Mit der bayerischen CSU ist die ÖVP ohnehin schon seit Längerem eines Sinnes. Dafür wurde zuletzt aus der Bundes-CDU die Kritik an Wien immer lauter: Kanzleramtsminister Peter Altmaier meinte am Mittwoch, Österreich sei ein denkbar schlechtes Vorbild. Das sehen auch andere Politiker so – von der EU-Kommission bis Griechenland.

Wende zu Visegrád

Österreich hat eine Wende von Berlin hin zu den Visegrád-Staaten vollzogen. Auch atmosphärisch. Und Sebastian Kurz und Johanna Mikl-Leitner, die Gesichter dieser Korrektur der österreichischen Flüchtlingspolitik nach außen, sind sich durchaus bewusst, dass sie sich hier auf dünnem Eis bewegen. Aber sie können nicht anders. Jetzt die Linie wieder aufzuweichen, würde ihnen als Wankelmut ausgelegt. Und natürlich genießen sie auch die Aufmerksamkeit und den Respekt, die ihnen nicht zuletzt von den Vertretern südosteuropäischer Staaten entgegengebracht werden. Da kann man griechische Unfreundlichkeiten schon leichter wegstecken.

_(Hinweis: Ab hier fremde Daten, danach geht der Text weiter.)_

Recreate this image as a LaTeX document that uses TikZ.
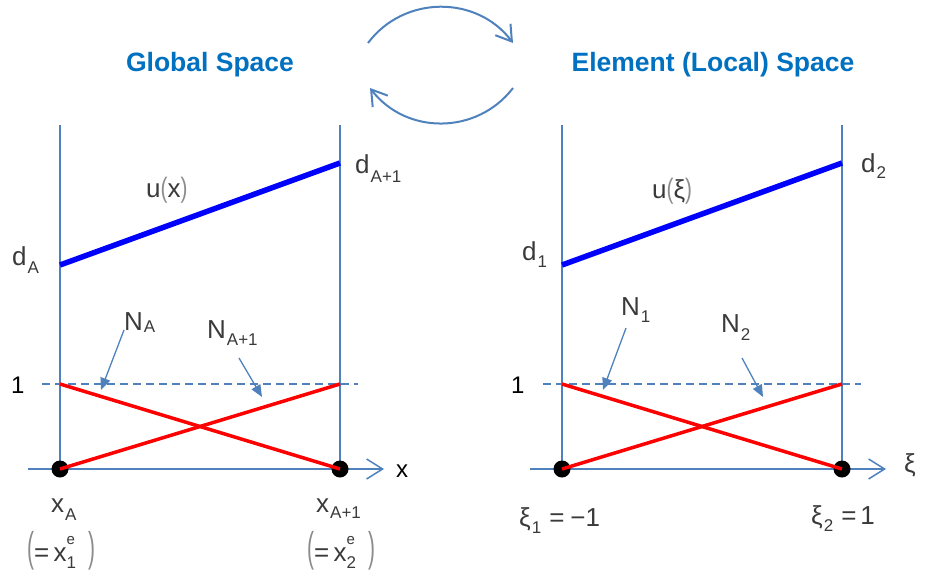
\documentclass[tikz,border=0pt]{standalone}
\usepackage{fontspec}
\setmainfont{Liberation Sans}
\usetikzlibrary{arrows.meta}
\definecolor{axisblue}{HTML}{4F81BD}
\definecolor{titleblue}{HTML}{0070C0}
\definecolor{lblgray}{HTML}{3A3A3A}
\definecolor{pgray}{HTML}{8C8C8C}
\newcommand\lsub[3][6pt]{#2\kern1pt\raisebox{-#1}{\fontsize{17}{17}\selectfont #3}}
\newcommand\supsubx[2]{\rlap{\raisebox{17pt}{\fontsize{15}{15}\selectfont #1}}\raisebox{-7pt}{\fontsize{17}{17}\selectfont #2}}
\newcommand\tallp[1]{{\color{pgray}\scalebox{0.8}[1.6]{#1}}}
\newcommand\smp[1]{{\color{pgray}\scalebox{0.8}[1.08]{#1}}}
\begin{document}
\begin{tikzpicture}[x=1pt,y=-1pt,
  lbl/.style={anchor=base west,inner sep=0pt,font=\fontsize{26}{26}\selectfont,text=lblgray},
  plain/.style={anchor=base west,inner sep=0pt,font=\fontsize{24}{24}\selectfont,text=black},
  titlelbl/.style={inner sep=0pt,font=\fontsize{26.5}{30}\selectfont\bfseries,text=titleblue},
  frameline/.style={axisblue,line width=1.4pt},
  axisline/.style={axisblue,line width=1.5pt,-{Straight Barb[length=16pt,width=20pt]}},
  cyc/.style={axisblue,line width=2pt,-{Straight Barb[length=15pt,width=19pt]}},
  dashline/.style={axisblue,line width=1.2pt,dash pattern=on 8pt off 5pt},
  uline/.style={blue,line width=5.5pt},
  nline/.style={red,line width=3.5pt},
  dotnode/.style={circle,fill=black,inner sep=0pt,minimum size=17pt},
  pointer/.style={axisblue,line width=1.3pt,-{Triangle[length=12pt,width=10pt]}}
]
\useasboundingbox (0,0) rectangle (925,573);

% titles
\node[titlelbl] (t1) at (210,65) {Global Space};
\node[titlelbl] (t2) at (713,65) {Element (Local) Space};

% cycle arrows
\coordinate (ca) at (368,43);
\coordinate (cb) at (513,43);
\coordinate (cc) at (513,88);
\coordinate (cd) at (370,88);
\draw[cyc] (ca) .. controls (404,-5) and (477,-5) .. (cb);
\draw[cyc] (cc) .. controls (477,135) and (406,135) .. (cd);

% ---------- left panel ----------
\coordinate (L0) at (28,469);
\coordinate (Lend) at (384,469);
\coordinate (LAt) at (60,125);
\coordinate (LBt) at (340,125);
\coordinate (LAb) at (60,469);
\coordinate (LBb) at (340,469);
\coordinate (LD0) at (42,384);
\coordinate (LD1) at (358,384);
\coordinate (LA1) at (60,384);
\coordinate (LB1) at (340,384);
\coordinate (LuA) at (60,265);
\coordinate (LuB) at (340,163);

\draw[frameline] (LAt) -- (LAb);
\draw[frameline] (LBt) -- (LBb);
\draw[axisline] (L0) -- (Lend);
\draw[dashline] (LD0) -- (LD1);
\draw[uline] (LuA) -- (LuB);
\node[dotnode] (LdA) at (LAb) {};
\node[dotnode] (LdB) at (LBb) {};
\draw[nline] (LA1) -- (LdB.center);
\draw[nline] (LdA.center) -- (LB1);

\node[lbl] (dA) at (12,265) {\lsub[8pt]{d}{A}};
\node[lbl] (dA1) at (355,173) {\lsub[9pt]{d}{A+1}};
\node[lbl] (ux) at (146,197) {u\smp{(}x\smp{)}};
\node[lbl] (NA) at (124,330) {\lsub[2pt]{N}{A}};
\node[lbl] (NA1) at (207,338) {\lsub[7pt]{N}{A+1}};
\node[plain] (oneL) at (11,393) {1};
\node[plain] (xl) at (396,477) {x};
\node[lbl] (xA) at (51,512) {\lsub[8pt]{x}{A}};
\node[lbl] (xA1) at (316,512) {\lsub[6pt]{x}{A+1}};
\node[lbl] (xe1) at (27,561) {\tallp{(}=\,x\supsubx{e}{1}\hspace{12pt}\tallp{)}};
\node[lbl] (xe2) at (307,561) {\tallp{(}=\,x\supsubx{e}{2}\hspace{12pt}\tallp{)}};

\coordinate (pA0) at (124,330);
\coordinate (pA1) at (101,390);
\coordinate (pB0) at (239,358);
\coordinate (pB1) at (262,397);
\draw[pointer] (pA0) -- (pA1);
\draw[pointer] (pB0) -- (pB1);

% ---------- right panel ----------
\coordinate (R0) at (530,469);
\coordinate (Rend) at (886,469);
\coordinate (RAt) at (562,125);
\coordinate (RBt) at (842,125);
\coordinate (RAb) at (562,469);
\coordinate (RBb) at (842,469);
\coordinate (RD0) at (543,384);
\coordinate (RD1) at (861,384);
\coordinate (RA1) at (562,384);
\coordinate (RB1) at (842,384);
\coordinate (RuA) at (562,265);
\coordinate (RuB) at (842,163);

\draw[frameline] (RAt) -- (RAb);
\draw[frameline] (RBt) -- (RBb);
\draw[axisline] (R0) -- (Rend);
\draw[dashline] (RD0) -- (RD1);
\draw[uline] (RuA) -- (RuB);
\node[dotnode] (RdA) at (RAb) {};
\node[dotnode] (RdB) at (RBb) {};
\draw[nline] (RA1) -- (RdB.center);
\draw[nline] (RdA.center) -- (RB1);

\node[lbl] (d1) at (522,260) {\lsub[7pt]{d}{1}};
\node[lbl] (d2) at (861,172) {\lsub[6pt]{d}{2}};
\node[lbl] (uxi) at (652,198) {u\smp{(}ξ\smp{)}};
\node[lbl] (N1) at (621,315) {\lsub[7pt]{N}{1}};
\node[lbl] (N2) at (721,332) {\lsub[8pt]{N}{2}};
\node[plain] (oneR) at (511,393) {1};
\node[lbl] (xil) at (904,472) {ξ};
\node[lbl] (xi1) at (519,526) {\lsub[7pt]{ξ}{1}\hspace{8pt}=\hspace{6pt}−1};
\node[lbl] (xi2) at (811,524) {\lsub[7pt]{ξ}{2}\hspace{8pt}=\hspace{4pt}1};

\coordinate (pC0) at (626,328);
\coordinate (pC1) at (603,390);
\coordinate (pD0) at (742,358);
\coordinate (pD1) at (763,397);
\draw[pointer] (pC0) -- (pC1);
\draw[pointer] (pD0) -- (pD1);
\end{tikzpicture}
\end{document}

Auch Medien anderer europäischer Länder – von Großbritannien bis Spanien – berichten derzeit ausführlich über die austro-hellenische Verstimmung und die Kehrtwende in der hiesigen Flüchtlingspolitik generell. „Le Monde“ titelte, Österreich „desolidarisiere“ sich von Deutschland. Die französische Zeitung wirft die Frage auf, ob Österreich schon Ungarn sei. Nicht ganz, lautet die Antwort. Immerhin nehme das Land 2016 noch 37.500 Flüchtlinge auf.

Nationaler Schulterschluss

Der geschlossene Auftritt der österreichischen Koalitionsregierung inklusive Bundeskanzler und Vizekanzler in der Flüchtlingsfrage ist jedenfalls ein ungewohntes Bild. Und die Regierung ist nun – wie seinerzeit bei den EU-Sanktionen – nach der Kritik der EU-Kommission und anderer europäischer Staaten noch näher zusammengerückt.

So viel Schulterschluss im Hause Österreich war schon lange nicht mehr. Clemens Wenzel Fürst von Metternich hätte seine Freude daran gehabt.